Delay in disbursing funds to poor countries disappointing: RameshBy IANS
Sunday, February 27, 2011
NEW DELHI - Environment Minister Jairam Ramesh Sunday termed the delay in disbursement of fast-start funding by developed countries to poor countries as the “biggest disappointment” and “betrayal of trust”, saying this could make the atmosphere at the Durban climate change talks later this year “clouded with doubt and suspicion”.
“It is highly regrettable and most unfortunate that even after 14 months of the Copenhagen Accord, under the so-called Fast Finance Track window, there is hardly any significant disbursement. Unless the countries begin to see funds flowing, the atmosphere at Durban will be clouded with doubt and suspicion,” Ramesh told reporters here, after the sixth meeting of environment ministers from BASIC countries - Brazil, South Africa, India and China.
The BASIC countries were of the view that Cancun Agreement reached in December 2010 cannot be a substitute for the 2007 Bali Road Map.
“All of us welcomed the Cancun Agreements as they provided a stage for resolution of some outstanding political issues. We were equally convinced that the Cancun Agreements are not a substitute for the ‘Bali Road Map’ that is not present in the Cancun Agreements. BASIC countries will make every effort to bring these issues back in the main stream of global climate change negotiations,” Ramesh said.

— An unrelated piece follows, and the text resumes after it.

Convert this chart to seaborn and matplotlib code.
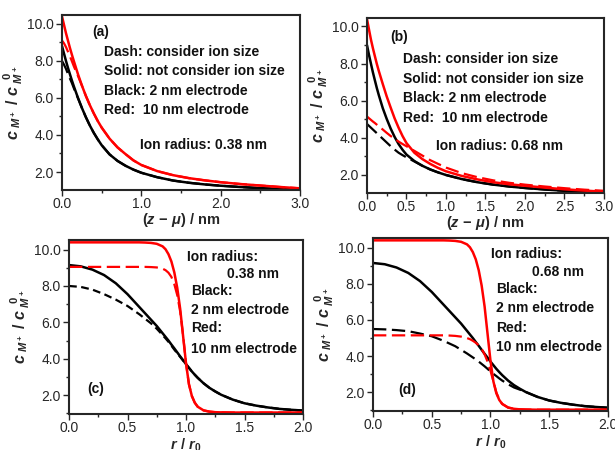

He said the BASIC countries have identified three issues - equity, intellectual property rights and trade - that need to be brought to main negotiating agenda.
Giving details about the negotiations, Ramesh said: “We need to continue the negotiations in 2011 leading up to Durban in a spirit of inclusiveness and transparency. Many issues on which we need further clarity. Two most critical issues are of second commitment period of the Kyoto protocol and the issue of Fast Track Finance.”
The developed countries were supposed to provide $30 billion funding to least developed countries and small island nations by 2012.
“The disbursement has not even exceeded two digits,” he added.
The countries agreed that non-government experts from BASIC countries would work on a synthesis paper on equity for sustainable development.
Zhenhua Xie, China’s vice minister of the national development and reform commission and special representative on climate change, said: “We are going to safeguard the interests of developing countries to promote over all climate change negotiations process. The BASIC group will play a very active and constructive role in promoting over all process.”